Excuses, excuses, excuses
We wonder if somewhere there is an excuse book that is well thumbed by people on the front line. We can’t get hold of this book but it must definitely be there because everyone uses the same language from the manual.
“We’re sorry your products haven’t arrived. As you know, there has been a terrible (insert as appropriate – drought, flood, storm, etc).”
“It is holiday period and we are short staffed at the moment. Sorry for the delay.”
“I need to look into this. I will phone you back.” (Do they ever?!!)
“The computers have gone down, please ring back later.”
When we hear these excuses no one appears to be the faintest bit sorry even though they say they are. As a result, we become inured to the excuses. We even expect excuses, especially at an airport or railway station where the tinny voice over the speaker announces a delay and how sorry they are for the inconvenience caused.
Now there is the perfect excuse. Covid! In 2020 the DVLA (Driver and Vehicle Licensing Agency) took its email address off its website claiming that it couldn’t handle the demand because of the pandemic. Getting your money back from airlines or holiday companies hasn’t been easy, again because of the pandemic. Bank branches are operating reduced hours, forcing customers to queue around the block or to go online - because of the pandemic. Calling a bank’s customer service line can put you in a queue for minutes on end before you can finally speak to someone. Face-to-face doctors’ appointments are as rare as hen’s teeth. Covid has become the latest excuse for poor service.
The problem is that customer service is seen as someone’s responsibility rather than everyone’s responsibility. If a train is late because of snow on the line, railway operators at stations shrug their shoulders and say “it’s not our fault, what do you expect, it’s snow on the line”. If customer service was the true value of the organisation someone at the railway station would be offering an explanation, hot cups of tea, and regular updates. It is the lack of transparency behind the excuses that really hurts. Is the plane really delayed because of mechanical failure or has one of the pilots failed to turn up. The airline may believe that the flying public will be more sympathetic to a delay caused by a mechanical problem than one where there is no provision for a replacement pilot. We all know that accidents can happen but we are less understanding if we think that a penny-pinching airline hasn’t made provision for an air crew that falls ill. So, they say it is due to a mechanical fault and will soon be rectified. (Harumph!)

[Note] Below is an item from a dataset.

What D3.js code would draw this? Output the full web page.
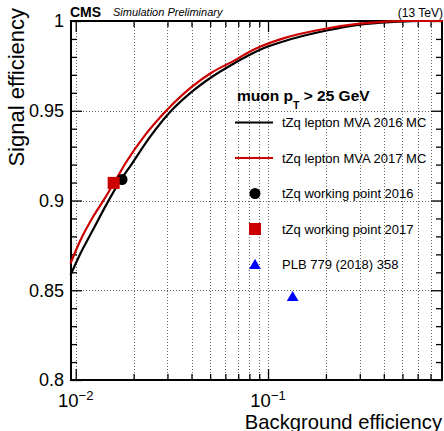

We can cope with bad news if it is delivered in an honest and clear way. Recently one of our friends had problems with a 16-year-old Mercedes A class. It was proving difficult to start - the worst kind of difficulty because sometimes it did and sometimes it didn’t. The car was taken to a non franchised Mercedes specialist who diagnosed the problem to be a faulty relay (a fuse to you and me) on the fuel pump. This could easily be fixed for a fiver. However, as the car was looked over, the garage found a serious and dangerous problem with a leaking fuel tank and filler pipe. And while on the ramp they noticed the brake pipes were rusty and needed replacing. A spring on the rear suspension was broken. With parts and labour this was going to cost £1700 which, in the view of the garage, was about equal to the value of the car. Instead of pushing to get this decent sized repair job, they explained that one option was to scrap the car. The owner of the car loved the vehicle and, armed with the painful facts, decided to have it repaired. The garage had said it would take four weeks and, though this was much longer than desired, again it was accepted. In the event, the garage turned the job around in just over a week and the owner was delighted. It was a great example of providing the customer with a frank assessment of the problem and then underselling and over proving.
As always, we learn from customer service that is around us. What do we conclude from these examples? It is this: we need to watch out for the excuse makers who want to find something they can claim is outside of their control so they can’t be blamed. We surely need to swap the excuse book for transparent and honest explanations. Customers are not morons, they are you and us. They are capable of understanding and even being sympathetic to a situation if it is explained to them. We would like Covid to go away, not just for the obvious health reasons, but to remove that dastardly excuse from the excuse book.